Root apical meristem (Fig. 6.6) is sub-terminal because it is covered by root cap. It does not produce lateral appendages. Root branches develop much behind the apex from the interior of the root (endogenous origin). In many cases, a quiescent centre is found in the centre of the root apex. Cell divisions are very few in the quiescent centre as there is very little synthesis of new proteins, RNAs and DNA.
Quiescent centre may function as reserve meristem. Due to presence of quiescent centre, the root apical meristem appears cup-shaped or hemispherical. Differential divisions in various parts of root apical meristem gives rise to 3-4 regions— protoderm, pro-cambium, ground meristem and calyptrogen. Calyptrogen differentiates only in monocots.
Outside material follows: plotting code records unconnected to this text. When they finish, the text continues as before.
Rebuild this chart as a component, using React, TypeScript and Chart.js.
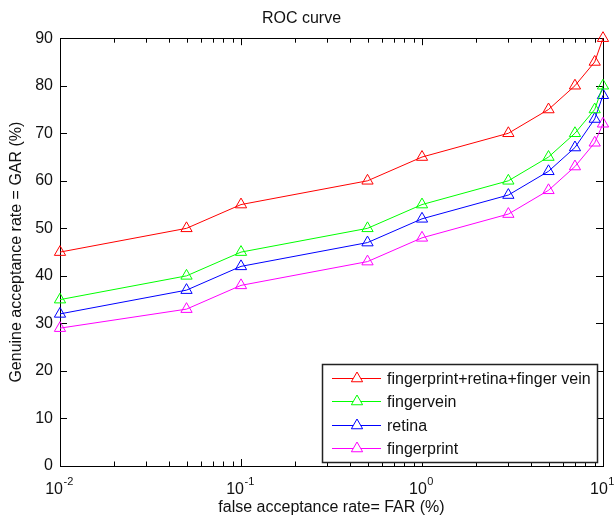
import React, { useEffect, useRef } from "react";
import { Chart, registerables } from "chart.js";

Chart.register(...registerables);

// ---- data ----
const FAR = [0.01, 0.05, 0.1, 0.5, 1, 3, 5, 7, 9, 10];
const fusionGAR = [45, 50, 55, 60, 65, 70, 75, 80, 85, 90];
const fingerveinGAR = [35, 40, 45, 50, 55, 60, 65, 70, 75, 80];
const retinaGAR = [32, 37, 42, 47, 52, 57, 62, 67, 73, 78];
const fingerprintGAR = [29, 33, 38, 43, 48, 53, 58, 63, 68, 72];
const seriesLabels = ["fingerprint+retina+finger vein", "fingervein", "retina", "fingerprint"];
const seriesColors = ["#ff0000", "#00ff00", "#0000ff", "#ff00ff"];
const yTickValues = [0, 10, 20, 30, 40, 50, 60, 70, 80, 90];
const xDecades = [0.01, 0.1, 1, 10];
const xDecadeExponents = ["-2", "-1", "0", "1"];

const FONT = "'Liberation Sans', Arial, sans-serif";

const matlabAxes = {
  id: "matlabAxes",
  beforeDatasetsDraw(chart: any) {
    const { ctx, chartArea } = chart;
    const xs = chart.scales.x;
    const ys = chart.scales.y;
    const { left, right, top, bottom } = chartArea;
    ctx.save();
    ctx.strokeStyle = "#000";
    ctx.lineWidth = 1;
    ctx.beginPath();
    // y ticks (left and right, inward)
    yTickValues.forEach((v) => {
      const y = Math.round(ys.getPixelForValue(v)) + 0.5;
      ctx.moveTo(left, y);
      ctx.lineTo(left + 7, y);
      ctx.moveTo(right, y);
      ctx.lineTo(right - 7, y);
    });
    // x ticks (bottom and top, inward)
    xDecades.forEach((d, i) => {
      const x = Math.round(xs.getPixelForValue(d)) + 0.5;
      ctx.moveTo(x, bottom);
      ctx.lineTo(x, bottom - 7);
      ctx.moveTo(x, top);
      ctx.lineTo(x, top + 7);
      if (i < xDecades.length - 1) {
        for (let m = 2; m <= 9; m++) {
          const xm = Math.round(xs.getPixelForValue(d * m)) + 0.5;
          ctx.moveTo(xm, bottom);
          ctx.lineTo(xm, bottom - 4.5);
          ctx.moveTo(xm, top);
          ctx.lineTo(xm, top + 4.5);
        }
      }
    });
    ctx.stroke();
    ctx.strokeRect(Math.round(left) + 0.5, Math.round(top) + 0.5, Math.round(right - left), Math.round(bottom - top));
    ctx.restore();
  },
  afterDatasetsDraw(chart: any) {
    const { ctx } = chart;
    // legend box
    const bx = 322, by = 364, bw = 275, bh = 98;
    ctx.save();
    ctx.fillStyle = "#fff";
    ctx.fillRect(bx, by, bw, bh);
    ctx.strokeStyle = "#222";
    ctx.lineWidth = 1.5;
    ctx.strokeRect(bx + 0.5, by + 0.5, bw, bh);
    ctx.font = `16px ${FONT}`;
    ctx.textBaseline = "middle";
    ctx.textAlign = "left";
    chart.data.datasets.forEach((ds: any, i: number) => {
      const y = Math.round(by + 14 + i * 23.3) + 0.5;
      ctx.strokeStyle = ds.borderColor;
      ctx.lineWidth = 1;
      ctx.beginPath();
      ctx.moveTo(bx + 10, y);
      ctx.lineTo(bx + 59, y);
      ctx.stroke();
      // triangle marker
      const cx = bx + 35, r = 6.5;
      ctx.beginPath();
      ctx.moveTo(cx, y - r);
      ctx.lineTo(cx + r * Math.sin((2 * Math.PI) / 3), y - r * Math.cos((2 * Math.PI) / 3));
      ctx.lineTo(cx + r * Math.sin((4 * Math.PI) / 3), y - r * Math.cos((4 * Math.PI) / 3));
      ctx.closePath();
      ctx.fillStyle = "#fff";
      ctx.fill();
      ctx.stroke();
      ctx.fillStyle = "#111";
      ctx.fillText(ds.label, bx + 65, y + 1);
    });
    ctx.restore();
  },
  afterDraw(chart: any) {
    const { ctx } = chart;
    const xs = chart.scales.x;
    ctx.save();
    ctx.fillStyle = "#111";
    ctx.textBaseline = "alphabetic";
    ctx.textAlign = "left";
    xDecades.forEach((d, i) => {
      const x = xs.getPixelForValue(d);
      ctx.font = `16px ${FONT}`;
      const w1 = ctx.measureText("10").width;
      ctx.font = `11px ${FONT}`;
      const w2 = ctx.measureText(xDecadeExponents[i]).width;
      const start = x - (w1 + w2) / 2 - 1;
      ctx.font = `16px ${FONT}`;
      ctx.fillText("10", start, 494);
      ctx.font = `11px ${FONT}`;
      ctx.fillText(xDecadeExponents[i], start + w1 + 0.5, 485);
    });
    ctx.restore();
  },
};

export default function App() {
  const canvasRef = useRef<HTMLCanvasElement | null>(null);

  useEffect(() => {
    const canvas = canvasRef.current;
    if (!canvas) return;
    const seriesValues = [fusionGAR, fingerveinGAR, retinaGAR, fingerprintGAR];
    const chart = new Chart(canvas, {
      type: "line",
      data: {
        datasets: seriesValues.map((vals, i) => ({
          label: seriesLabels[i],
          data: FAR.map((x, j) => ({ x, y: vals[j] })),
          borderColor: seriesColors[i],
          backgroundColor: "transparent",
          borderWidth: 1,
          pointStyle: "triangle",
          pointRadius: 6.5,
          pointBorderWidth: 1,
          pointBorderColor: seriesColors[i],
          pointBackgroundColor: "transparent",
          tension: 0,
          clip: false as any,
        })),
      },
      options: {
        animation: false,
        responsive: false,
        devicePixelRatio: 1,
        layout: { padding: { left: 0, right: 13, top: 0, bottom: 0 } },
        plugins: {
          legend: { display: false },
          tooltip: { enabled: false },
          title: {
            display: true,
            text: "ROC curve",
            color: "#111",
            font: { family: FONT, size: 16, weight: "normal" as any },
            padding: { top: 9, bottom: 10 },
          },
        },
        scales: {
          x: {
            type: "logarithmic",
            min: 0.01,
            max: 10,
            grid: { display: false },
            border: { display: false },
            ticks: { display: false },
            title: {
              display: true,
              text: "false acceptance rate= FAR (%)",
              color: "#111",
              font: { family: FONT, size: 16 },
              padding: { top: 0, bottom: 2 },
            },
            afterFit: (scale: any) => {
              scale.height = 53;
            },
          },
          y: {
            type: "linear",
            min: 0,
            max: 90,
            grid: { display: false, drawTicks: false },
            border: { display: false },
            ticks: {
              stepSize: 10,
              padding: 7,
              color: "#111",
              font: { family: FONT, size: 16 },
            },
            title: {
              display: true,
              text: "Genuine acceptance rate = GAR (%)",
              color: "#111",
              font: { family: FONT, size: 16 },
              padding: { top: 7, bottom: 0 },
            },
            afterFit: (scale: any) => {
              scale.width = 60;
            },
          },
        },
      },
      plugins: [matlabAxes],
    });
    return () => chart.destroy();
  }, []);

  return (
    <div style={{ position: "absolute", left: 0, top: 0, width: 616, height: 519, background: "#fff" }}>
      <canvas ref={canvasRef} width={616} height={519} style={{ width: 616, height: 519 }} />
    </div>
  );
}
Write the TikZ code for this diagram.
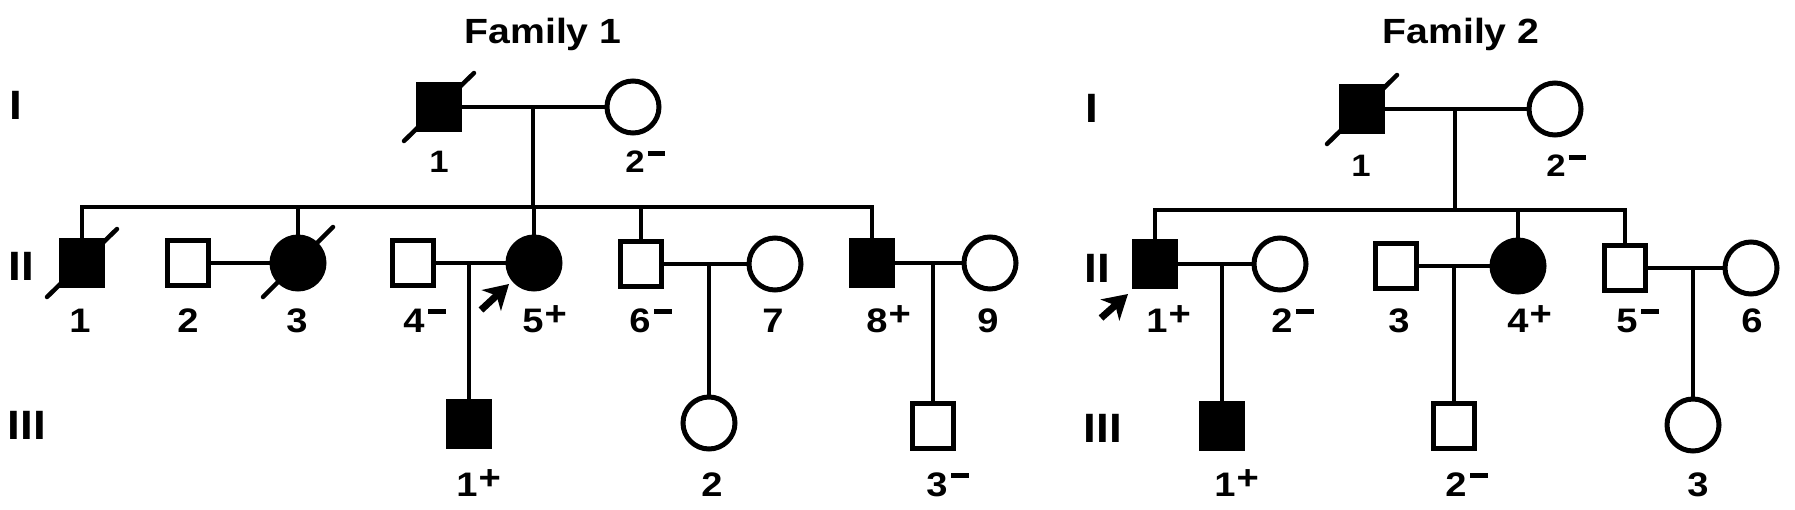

It gives rise to root cap. Protoderm forms epiblema or epidermis. In dicots it also produces root cap. Pro-cambium gives rise to vascular tissues. Ground meristem forms pith (if present), endodermis and cortex.
Histogen theory of Hanstein (1870) believes root apex to have three regions or histogens dermatogen (forms epiblema and root cap in dicots), periblem (forms cortex and endodermis) and plerome (forms pericycle, vascular strand and pith, if any).
(a) Intercalary Meristems:
They are meristematic regions which are derived from the apical meristems and which have been separated from them by the formation of’ permanent tissues in between. Intercalary meristems help in elongation of the organs. They also allow the fallen stems of cereals to become erect.
Intercalary meristems are commonly found at the bases of leaves, above the nodes (e.g., grasses) or below the nodes (e.g., mint). The intercalary meristem present at the base of Pinus leaf (basal meristem) lives almost throughout the life of the leaf. Usually the intercalary meristems differ from other meristems in that they ultimately get fully used up in the formation of permanent tissues.
(b) Lateral Meristem:
The meristem occurs on the sides and takes part in increasing girth of the plant. Only one type of primary lateral meristem is found in plants. It is intra-fascicular cambium. The cambium lies in vascular bundles of dicot and gymnosperm stems in between phloem and xylem.
2. Secondary Meristems:
The meristems are formed secondarily from the permanent tissues. Here, some of the permanent cells acquire the power of division. The phenomenon is called dedifferentiation. The secondary meristems are usually lateral. They are cylindrical meristems. The meristems give rise to secondary tissues that constitute secondary growth.
The common examples are vascular cambium of the root (derived from conjunctive parenchyma), inter-fascicular vascular cambium of stem (formed from medullary ray cells), cork cambium or phellogen (from an outer layer of cortex), wound cambium (from the cells surrounding an area of injury or wound) and accessory cambia of monocots (e.g., Dracaena, Yucca).